Thumbing through the bountiful supply of new releases, reviewers often look for clues which might promote a listen. On the back of Nora Jane’s CD was a whole list of clues: Stuart Duncan, Bryan Sutton, Dennis Crouch, Tim O’Brien, Jeff Taylor, Scott Vestal, Rob Ickes, and producer Brent Truitt. When players of this caliber are involved, the CD is usually worthy of attention. As it turns out the singer and her songs are the main course, and the musicians are the gravy.
A former high school English teacher in Brooklyn, Struthers’ appreciation of both history and fiction flows out of her own songwriting. In the song “Greenbriar County,” a Telluride Troubadour finalist, she notices that the workers in the mines and the stone quarries both end up in the same pub after work. She paints for us a wonderful statement of harmony. In “He’s A Free Man,” she takes the voice of the oldest son who tries to make sense of why a father would leave his wife and family during hard times.
A love of nature reveals itself often. She sings of the chestnut blight during the early 20th century. This was the East’s most prevalent tree and it was gone in just a few years. “Thistle” offers us an insight to why she feels protected by wildflowers and tall grass. Usually environmentalists coax us into protecting habitat, but Nora Jane makes the same point by reversing the argument.

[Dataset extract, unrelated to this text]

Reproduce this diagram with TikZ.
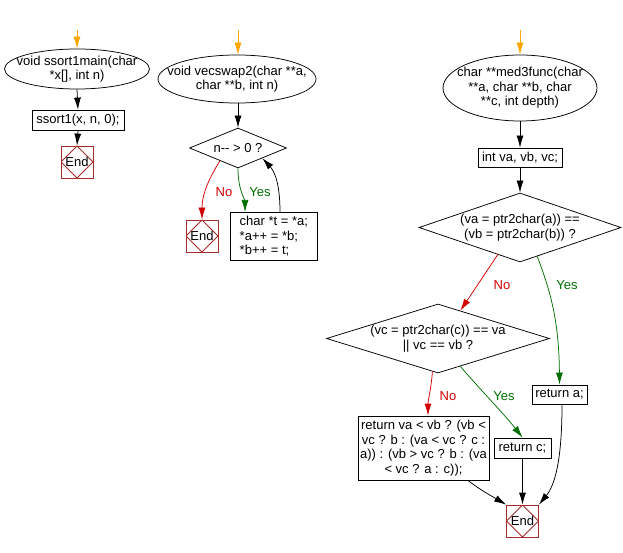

This whole album is solid and Brent Truitt has assembled a top notch cast which embellishes, but does not overpower. Fiddler Stuart Duncan, in particular, is smooth and reflective, as always, and really shines backing up original material. Struthers doesn’t wish to be categorized, so we won’t try. Duke Ellington once said that there are only two types of music, good and bad. Nora Jane’s debut is really, really good.